"""

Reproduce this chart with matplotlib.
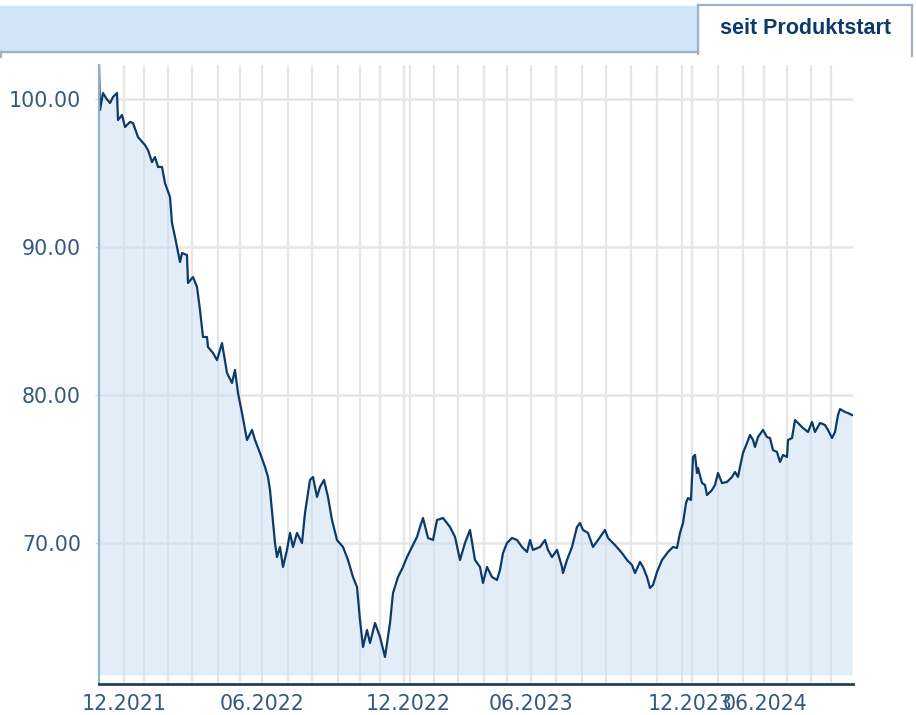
import matplotlib.pyplot as plt
from matplotlib.patches import Rectangle
from matplotlib.lines import Line2D
import numpy as np

# trading day index since product start, and price
days = [0, 1, 4, 7, 11, 14, 18, 19, 23, 26, 31, 34, 39, 46, 49, 53, 56, 59, 63, 66,
        71, 73, 76, 81, 83, 88, 89, 94, 98, 101, 104, 108, 109, 114, 118, 123, 128, 133, 136, 139,
        143, 148, 153, 156, 161, 166, 169, 171, 176, 178, 181, 184, 188, 191, 194, 198, 203, 206, 211, 214,
        218, 221, 225, 229, 233, 238, 244, 249, 254, 258, 261, 264, 268, 271, 276, 281, 286, 291, 294, 299,
        304, 308, 313, 318, 321, 324, 329, 334, 338, 344, 351, 356, 361, 366, 371, 376, 381, 384, 388, 393,
        398, 401, 404, 408, 413, 418, 423, 428, 431, 434, 441, 446, 449, 453, 458, 463, 464, 468, 473, 478,
        481, 484, 489, 494, 499, 506, 509, 516, 523, 528, 533, 536, 541, 544, 548, 551, 554, 558, 563, 569,
        574, 578, 581, 584, 587, 589, 592, 594, 596, 598, 599, 603, 606, 608, 613, 616, 619, 623, 628, 633,
        636, 639, 641, 644, 648, 651, 654, 656, 659, 664, 668, 671, 674, 678, 681, 684, 688, 689, 693, 696,
        699, 704, 709, 713, 716, 721, 726, 729, 733, 736, 739, 741, 746, 749, 753]
price = [102.25, 99.26, 100.41, 100.07, 99.73, 100.14, 100.41, 98.58, 98.92, 98.11, 98.45, 98.38, 97.43, 96.89, 96.55, 95.74, 96.08, 95.41, 95.41, 94.32,
         93.38, 91.62, 90.68, 88.99, 89.59, 89.46, 87.57, 87.97, 87.30, 85.74, 83.92, 83.92, 83.24, 82.84, 82.36, 83.51, 81.49, 80.81, 81.69, 80.14,
         78.78, 76.96, 77.64, 76.96, 76.08, 75.14, 74.46, 73.58, 70.00, 69.05, 69.73, 68.38, 69.53, 70.68, 69.73, 70.68, 70.00, 72.03, 74.26, 74.46,
         73.11, 73.78, 74.26, 73.11, 71.55, 70.20, 69.73, 68.85, 67.70, 67.03, 64.80, 62.97, 64.12, 63.24, 64.59, 63.65, 62.30, 64.59, 66.62, 67.70,
         68.38, 69.05, 69.73, 70.41, 71.08, 71.69, 70.34, 70.20, 71.55, 71.69, 71.08, 70.41, 68.85, 70.00, 70.88, 68.85, 68.38, 67.30, 68.38, 67.70,
         67.50, 68.18, 69.32, 70.00, 70.34, 70.20, 69.73, 69.39, 70.20, 69.53, 69.73, 70.20, 69.53, 69.05, 69.53, 68.38, 67.97, 68.85, 69.73, 71.08,
         71.35, 70.88, 70.68, 69.73, 70.20, 70.88, 70.34, 69.86, 69.32, 68.85, 68.51, 67.97, 68.72, 68.38, 67.70, 66.96, 67.16, 68.04, 68.85, 69.39,
         69.73, 69.66, 70.68, 71.35, 72.70, 73.04, 72.91, 75.81, 75.95, 74.73, 75.07, 74.05, 73.92, 73.24, 73.58, 73.92, 74.73, 74.05, 74.12, 74.46,
         74.80, 74.46, 75.14, 76.08, 76.76, 77.30, 76.96, 76.49, 77.16, 77.64, 77.16, 77.09, 76.28, 76.15, 75.47, 75.95, 75.81, 76.96, 77.09, 78.31,
         78.11, 77.77, 77.50, 78.18, 77.50, 78.11, 77.97, 77.64, 77.09, 77.50, 78.65, 79.05, 78.85, 78.78, 78.65]

# month grid (trading day index) and labelled ticks
month_grid = [25, 45, 69, 93, 119, 141, 163, 189, 213, 239, 261, 281, 305, 311, 335, 359,
              385, 408, 432, 457, 483, 507, 532, 558, 583, 593, 619, 644, 665, 688, 712, 732]
tick_pos = [25, 163, 309, 432, 591, 666]
tick_labels = ['12.2021', '06.2022', '12.2022', '06.2023', '12.2023', '06.2024']
y_ticks = [70, 80, 90, 100]

navy = '#0c3a69'
label_col = '#34587f'
grid_col = '#e6e6e6'

fig = plt.figure(figsize=(9.16, 7.15), dpi=100)

# header bar and tab
W, H = 916, 715
def fx(px): return px / W
def fy(py): return 1 - py / H
fig.patches.append(Rectangle((fx(0), fy(52)), fx(698), fy(6) - fy(52),
                             transform=fig.transFigure, color='#d1e6f8', zorder=0))
for xs, ys in [([0, 698], [52, 52]), ([698, 698], [5, 54]), ([698, 912], [5, 5]),
               ([912, 912], [5, 56]), ([1, 1], [52, 57])]:
    fig.lines.append(Line2D([fx(v) for v in xs], [fy(v) for v in ys],
                            transform=fig.transFigure, color='#9db2c6', lw=1.6))
fig.text(fx(806), fy(28), 'seit Produktstart', ha='center', va='center',
         fontsize=15.5, fontweight='bold', color='#0c3b69', family='Liberation Sans')

ax = fig.add_axes([fx(99), fy(684), fx(853) - fx(99), fy(65) - fy(684)])
ax.set_xlim(0, 754)
ax.set_ylim(60.47, 102.3)

for g in month_grid:
    ax.axvline(g, color=grid_col, lw=1.6, zorder=0)
for yv in y_ticks:
    ax.axhline(yv, xmin=0, xmax=1, color=grid_col, lw=1.8, zorder=0)

ax.fill_between(days, price, 61.08, color='#c7ddf3', alpha=0.5, lw=0, zorder=1)
ax.plot(days, price, color=navy, lw=1.6, zorder=2)

ax.set_yticks(y_ticks)
ax.set_yticklabels(['%.2f' % v for v in y_ticks])
ax.set_xticks(tick_pos)
ax.set_xticklabels(tick_labels)
ax.tick_params(axis='y', length=3, color='#c9d9e8', pad=10, labelsize=14.8, labelcolor=label_col)
ax.tick_params(axis='x', length=0, pad=7, labelsize=14.8, labelcolor=label_col)

ax.spines['top'].set_visible(False)
ax.spines['right'].set_visible(False)
ax.spines['left'].set_color('#8fb0cf')
ax.spines['left'].set_linewidth(1.5)
ax.spines['bottom'].set_color('#1e3f63')
ax.spines['bottom'].set_linewidth(2)

plt.savefig('out.png', dpi=100)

"""

TASK TO CARRY OUT:
Return each line exactly as written. Any picture gets left out.

PROBLEM SOLUTION:
Reproduce this chart with matplotlib.
import matplotlib.pyplot as plt
from matplotlib.patches import Rectangle
from matplotlib.lines import Line2D
import numpy as np

# trading day index since product start, and price
days = [0, 1, 4, 7, 11, 14, 18, 19, 23, 26, 31, 34, 39, 46, 49, 53, 56, 59, 63, 66,
        71, 73, 76, 81, 83, 88, 89, 94, 98, 101, 104, 108, 109, 114, 118, 123, 128, 133, 136, 139,
        143, 148, 153, 156, 161, 166, 169, 171, 176, 178, 181, 184, 188, 191, 194, 198, 203, 206, 211, 214,
        218, 221, 225, 229, 233, 238, 244, 249, 254, 258, 261, 264, 268, 271, 276, 281, 286, 291, 294, 299,
        304, 308, 313, 318, 321, 324, 329, 334, 338, 344, 351, 356, 361, 366, 371, 376, 381, 384, 388, 393,
        398, 401, 404, 408, 413, 418, 423, 428, 431, 434, 441, 446, 449, 453, 458, 463, 464, 468, 473, 478,
        481, 484, 489, 494, 499, 506, 509, 516, 523, 528, 533, 536, 541, 544, 548, 551, 554, 558, 563, 569,
        574, 578, 581, 584, 587, 589, 592, 594, 596, 598, 599, 603, 606, 608, 613, 616, 619, 623, 628, 633,
        636, 639, 641, 644, 648, 651, 654, 656, 659, 664, 668, 671, 674, 678, 681, 684, 688, 689, 693, 696,
        699, 704, 709, 713, 716, 721, 726, 729, 733, 736, 739, 741, 746, 749, 753]
price = [102.25, 99.26, 100.41, 100.07, 99.73, 100.14, 100.41, 98.58, 98.92, 98.11, 98.45, 98.38, 97.43, 96.89, 96.55, 95.74, 96.08, 95.41, 95.41, 94.32,
         93.38, 91.62, 90.68, 88.99, 89.59, 89.46, 87.57, 87.97, 87.30, 85.74, 83.92, 83.92, 83.24, 82.84, 82.36, 83.51, 81.49, 80.81, 81.69, 80.14,
         78.78, 76.96, 77.64, 76.96, 76.08, 75.14, 74.46, 73.58, 70.00, 69.05, 69.73, 68.38, 69.53, 70.68, 69.73, 70.68, 70.00, 72.03, 74.26, 74.46,
         73.11, 73.78, 74.26, 73.11, 71.55, 70.20, 69.73, 68.85, 67.70, 67.03, 64.80, 62.97, 64.12, 63.24, 64.59, 63.65, 62.30, 64.59, 66.62, 67.70,
         68.38, 69.05, 69.73, 70.41, 71.08, 71.69, 70.34, 70.20, 71.55, 71.69, 71.08, 70.41, 68.85, 70.00, 70.88, 68.85, 68.38, 67.30, 68.38, 67.70,
         67.50, 68.18, 69.32, 70.00, 70.34, 70.20, 69.73, 69.39, 70.20, 69.53, 69.73, 70.20, 69.53, 69.05, 69.53, 68.38, 67.97, 68.85, 69.73, 71.08,
         71.35, 70.88, 70.68, 69.73, 70.20, 70.88, 70.34, 69.86, 69.32, 68.85, 68.51, 67.97, 68.72, 68.38, 67.70, 66.96, 67.16, 68.04, 68.85, 69.39,
         69.73, 69.66, 70.68, 71.35, 72.70, 73.04, 72.91, 75.81, 75.95, 74.73, 75.07, 74.05, 73.92, 73.24, 73.58, 73.92, 74.73, 74.05, 74.12, 74.46,
         74.80, 74.46, 75.14, 76.08, 76.76, 77.30, 76.96, 76.49, 77.16, 77.64, 77.16, 77.09, 76.28, 76.15, 75.47, 75.95, 75.81, 76.96, 77.09, 78.31,
         78.11, 77.77, 77.50, 78.18, 77.50, 78.11, 77.97, 77.64, 77.09, 77.50, 78.65, 79.05, 78.85, 78.78, 78.65]

# month grid (trading day index) and labelled ticks
month_grid = [25, 45, 69, 93, 119, 141, 163, 189, 213, 239, 261, 281, 305, 311, 335, 359,
              385, 408, 432, 457, 483, 507, 532, 558, 583, 593, 619, 644, 665, 688, 712, 732]
tick_pos = [25, 163, 309, 432, 591, 666]
tick_labels = ['12.2021', '06.2022', '12.2022', '06.2023', '12.2023', '06.2024']
y_ticks = [70, 80, 90, 100]

navy = '#0c3a69'
label_col = '#34587f'
grid_col = '#e6e6e6'

fig = plt.figure(figsize=(9.16, 7.15), dpi=100)

# header bar and tab
W, H = 916, 715
def fx(px): return px / W
def fy(py): return 1 - py / H
fig.patches.append(Rectangle((fx(0), fy(52)), fx(698), fy(6) - fy(52),
                             transform=fig.transFigure, color='#d1e6f8', zorder=0))
for xs, ys in [([0, 698], [52, 52]), ([698, 698], [5, 54]), ([698, 912], [5, 5]),
               ([912, 912], [5, 56]), ([1, 1], [52, 57])]:
    fig.lines.append(Line2D([fx(v) for v in xs], [fy(v) for v in ys],
                            transform=fig.transFigure, color='#9db2c6', lw=1.6))
fig.text(fx(806), fy(28), 'seit Produktstart', ha='center', va='center',
         fontsize=15.5, fontweight='bold', color='#0c3b69', family='Liberation Sans')

ax = fig.add_axes([fx(99), fy(684), fx(853) - fx(99), fy(65) - fy(684)])
ax.set_xlim(0, 754)
ax.set_ylim(60.47, 102.3)

for g in month_grid:
    ax.axvline(g, color=grid_col, lw=1.6, zorder=0)
for yv in y_ticks:
    ax.axhline(yv, xmin=0, xmax=1, color=grid_col, lw=1.8, zorder=0)

ax.fill_between(days, price, 61.08, color='#c7ddf3', alpha=0.5, lw=0, zorder=1)
ax.plot(days, price, color=navy, lw=1.6, zorder=2)

ax.set_yticks(y_ticks)
ax.set_yticklabels(['%.2f' % v for v in y_ticks])
ax.set_xticks(tick_pos)
ax.set_xticklabels(tick_labels)
ax.tick_params(axis='y', length=3, color='#c9d9e8', pad=10, labelsize=14.8, labelcolor=label_col)
ax.tick_params(axis='x', length=0, pad=7, labelsize=14.8, labelcolor=label_col)

ax.spines['top'].set_visible(False)
ax.spines['right'].set_visible(False)
ax.spines['left'].set_color('#8fb0cf')
ax.spines['left'].set_linewidth(1.5)
ax.spines['bottom'].set_color('#1e3f63')
ax.spines['bottom'].set_linewidth(2)

plt.savefig('out.png', dpi=100)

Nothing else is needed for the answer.